Я написал — “тихо возражая” и хочу в связи с этим сказать об очень важном качестве книги Гачевой — ее стиле, выгодно отличающем ее от многих других современных филологических трудов. Это стиль спокойного и тихого рассуждения, одухотворенного любовью к миру, к объекту своих раздумий и к читателю, отнюдь не навязывающего ему авторскую точку зрения как единственно возможную и в то же время основанного на непоколебимой уверенности в грядущем торжестве благобытия. Я бы сказал, что это книга “утбешительная” в религиозном смысле этого слова. И в разделе о политических концепциях Достоевского и Тютчева, в анализе их подходов к таким “раскаленным” — и тогда, и тем более ныне — проблемам, как “Польский вопрос”, “Римский вопрос”, “Восточный вопрос”, Гачева не позволяет себе никакого публицистического “надрыва”, при этом подлинная любовь к России “сквозит и тайно светит” в каждой строке, но любовь эта — любовь к России в том ее образе, в каком ее замыслил Бог (немного перефразируя слова В. Соловьева), к России, призванной “послужить” всему миру, неся свет Христовой истины и всечеловеческого братства. Эта любовь — пожалуй, главное, что роднит обе рецензируемые здесь книги (помимо великолепного знания предмета и глубины анализа, не склонного избегать возникающих противоречий и нестыковок, не стремящегося к внешней стройности концепций).
Последняя часть книги Гачевой посвящена исследованию творческих, философских и политических “схождений” двух основных героев ее труда с А. Майковым и И. Аксаковым. Это исследование подтверждает один из основных ее тезисов: “Русская культура тем и уникальна, что она есть многоголосное и соборное целое и там, где умолкает один, его мысль подхватывает и развивает другой, а то, что интуитивно-образно намечается в литературе, религиозно-философская мысль выводит на уровень философской и богословской рефлексии”. Надо сказать, правда, что в этой части меня нередко смущало прямое выведение тех или иных мыслей и суждений Тютчева и Достоевского из прозвучавших ранее высказываний Майкова, Киреевского, братьев Аксаковых. В данном случае скорее следовало бы говорить о типологических совпадениях.

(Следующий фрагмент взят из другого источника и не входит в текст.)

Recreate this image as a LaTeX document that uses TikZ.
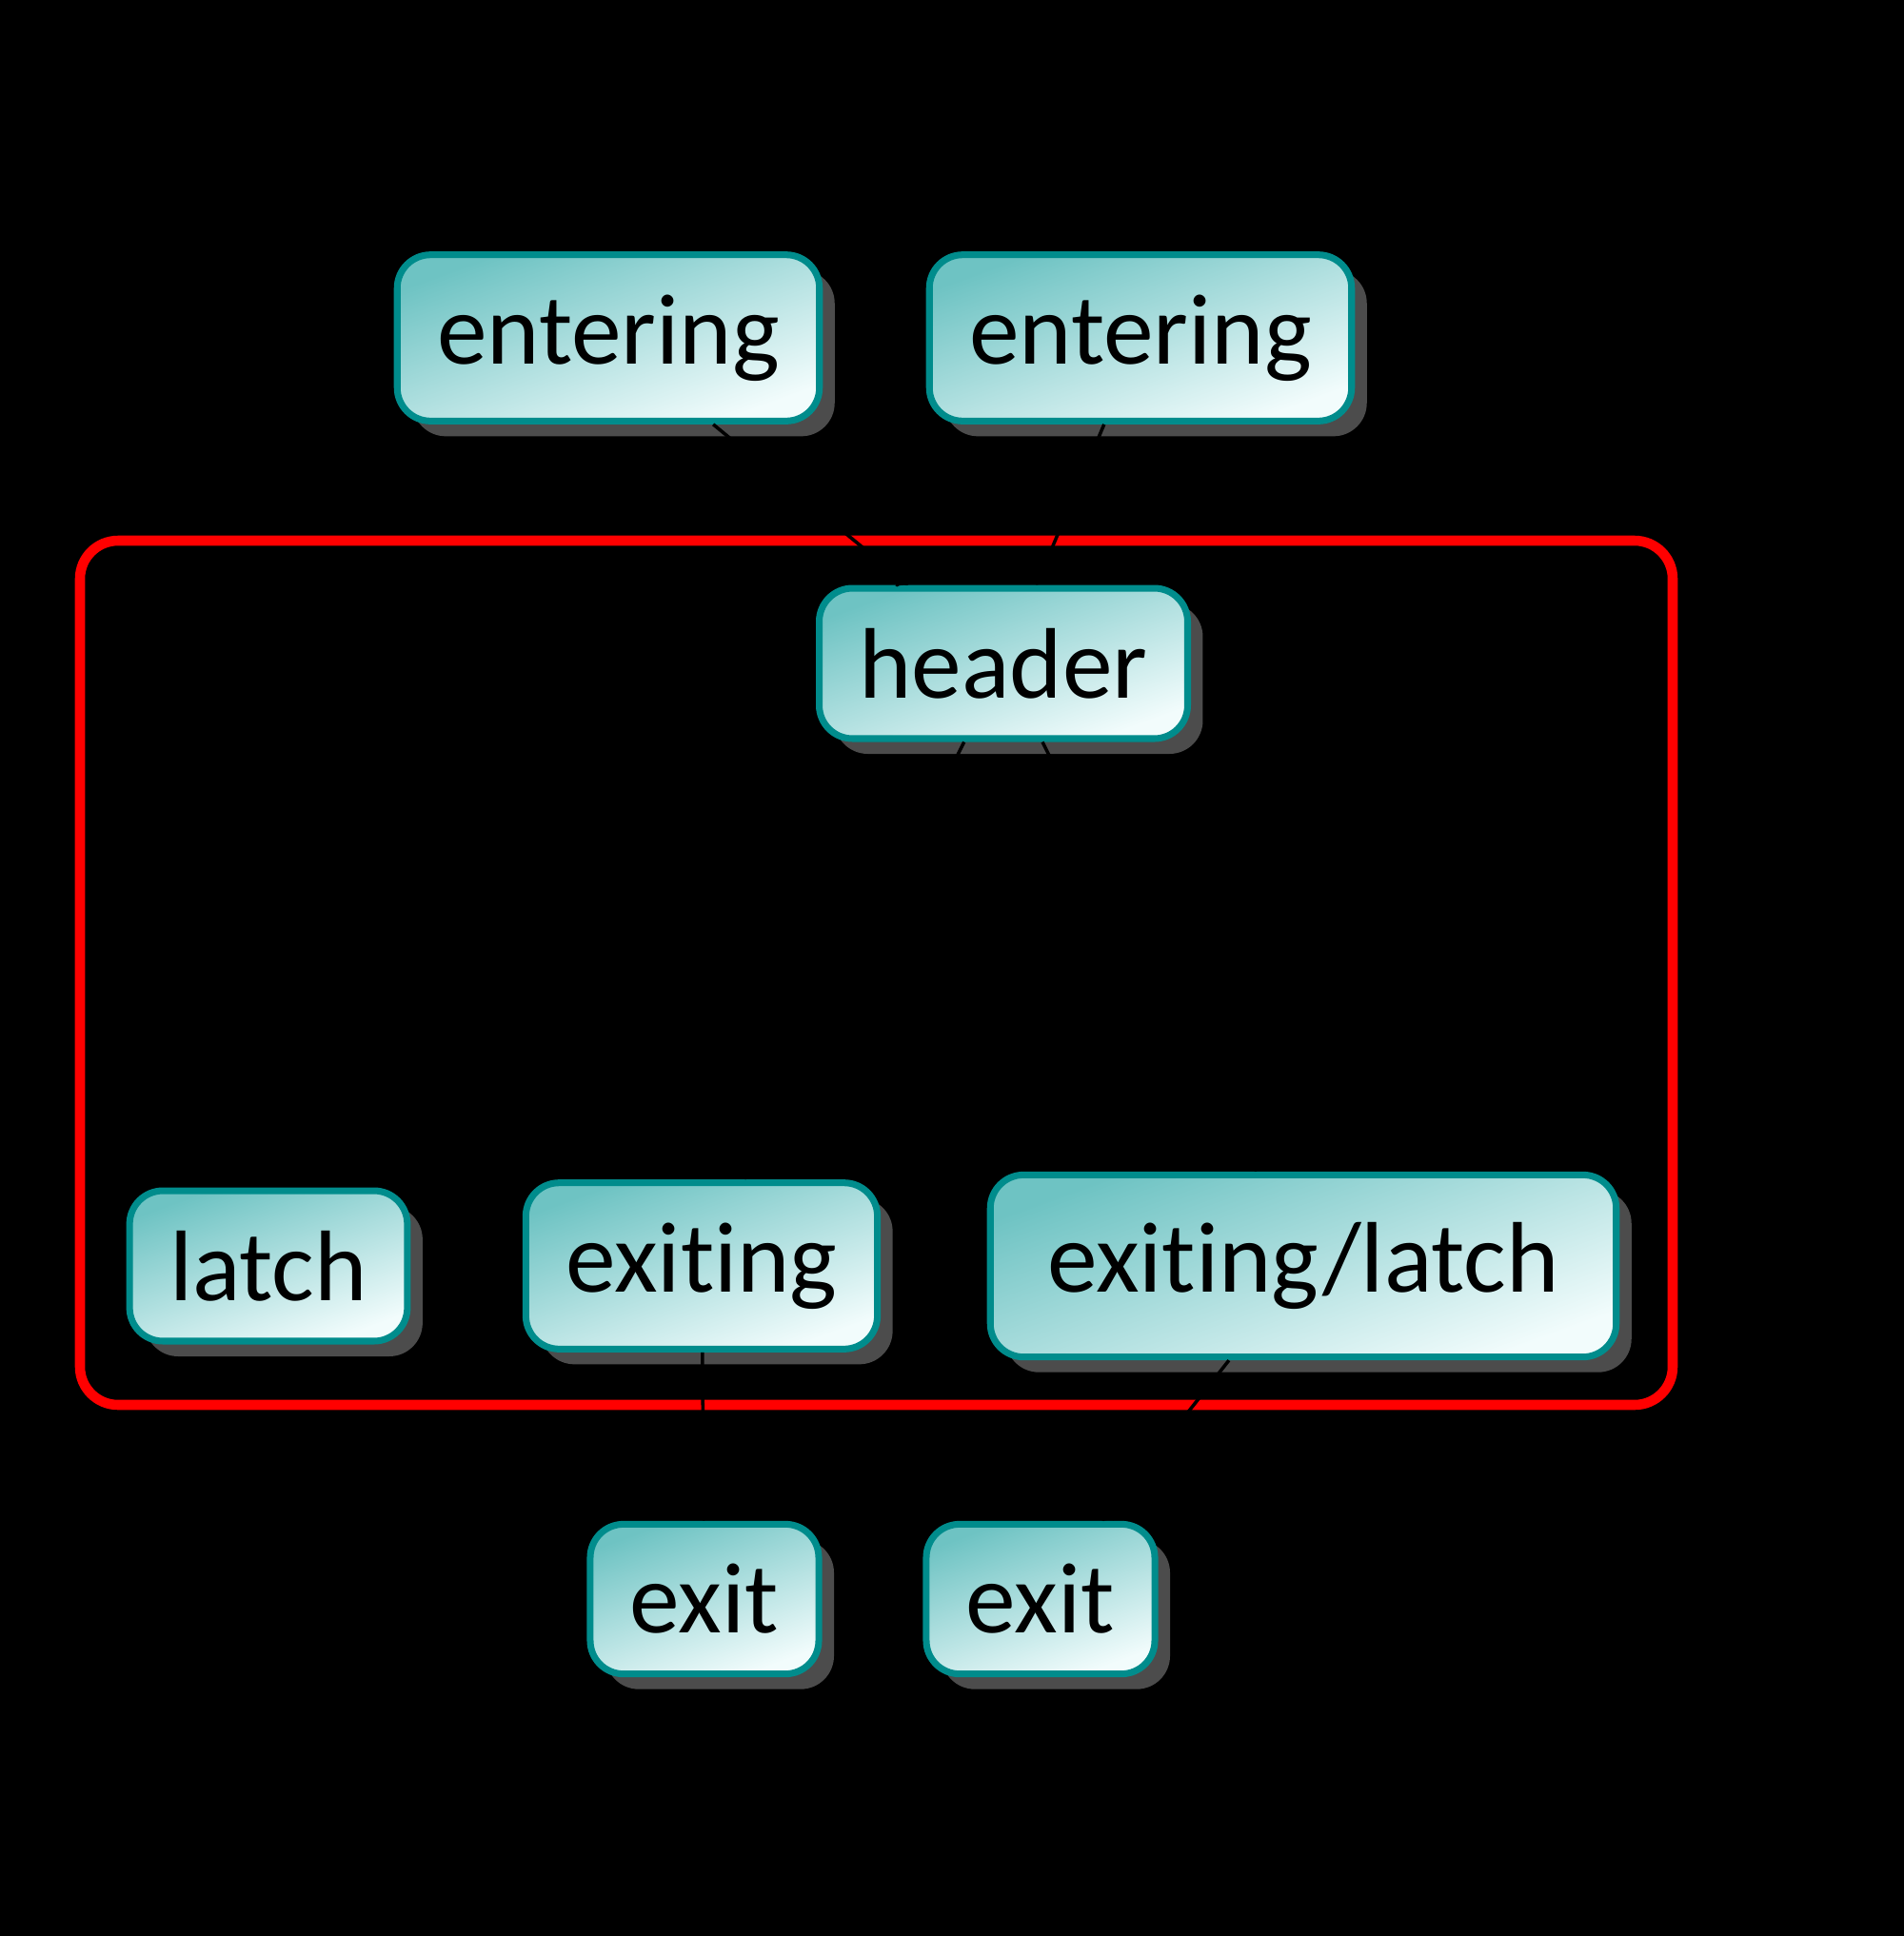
\documentclass[tikz,border=0pt]{standalone}
\usepackage{fontspec}
\setmainfont[Ligatures={NoCommon,NoRequired,NoContextual,NoDiscretionary}]{Carlito}
\usetikzlibrary{shadows}
\definecolor{blockline}{RGB}{0,140,140}
\definecolor{blocktop}{RGB}{110,195,195}
\definecolor{blockbot}{RGB}{242,252,252}
\definecolor{loopred}{RGB}{255,0,0}
\begin{document}
\begin{tikzpicture}[
    block/.style={draw=blockline, line width=2pt, rounded corners=0.35cm,
      top color=blocktop, bottom color=blockbot, shading angle=20,
      text=black, font=\fontsize{30}{36}\selectfont, inner sep=0.42cm,
      drop shadow={shadow xshift=0.16cm, shadow yshift=-0.16cm,
        fill=black!70, opacity=1}},
    edge/.style={->, black, line width=1pt}
  ]
  \fill[black] (0,0) rectangle (20,-20.34);
  \draw[loopred, line width=3pt, rounded corners=0.4cm]
    (0.84,-5.68) rectangle (17.57,-14.76);
  \draw
    (6.39,-3.55) node[block] (enter1){entering}
    (11.98,-3.55) node[block] (enter2){entering}
    (10.54,-6.97) node[block] (header){header}
    (2.82,-13.30) node[block] (latch){latch}
    (7.37,-13.30) node[block] (exiting){exiting}
    (13.69,-13.30) node[block, inner xsep=0.6cm, inner ysep=0.5cm] (exlatch){exiting/latch}
    (7.40,-16.80) node[block] (exit1){exit}
    (10.93,-16.80) node[block] (exit2){exit};
  \begin{scope}[edge]
    \draw (enter1) to (header);
    \draw (enter2) to (header);
    \draw (header) to (exiting);
    \draw (header) to (exlatch);
    \draw (exiting) to (exit1);
    \draw (exlatch) to (exit2);
  \end{scope}
\end{tikzpicture}
\end{document}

Размеры рецензии не позволяют сказать о многих других чрезвычайно интересных для меня (убежден, что и для многих) разделах книги Гачевой — о Тютчеве как прототипе Версилова из “Подростка”, о “лучащемся метафизическими смыслами” (используя ее собственное выражение) бытовании тютчевских цитат в произведениях Достоевского, о доказательном рассмотрении публицистики и художественного творчества Достоевского в органичном единстве.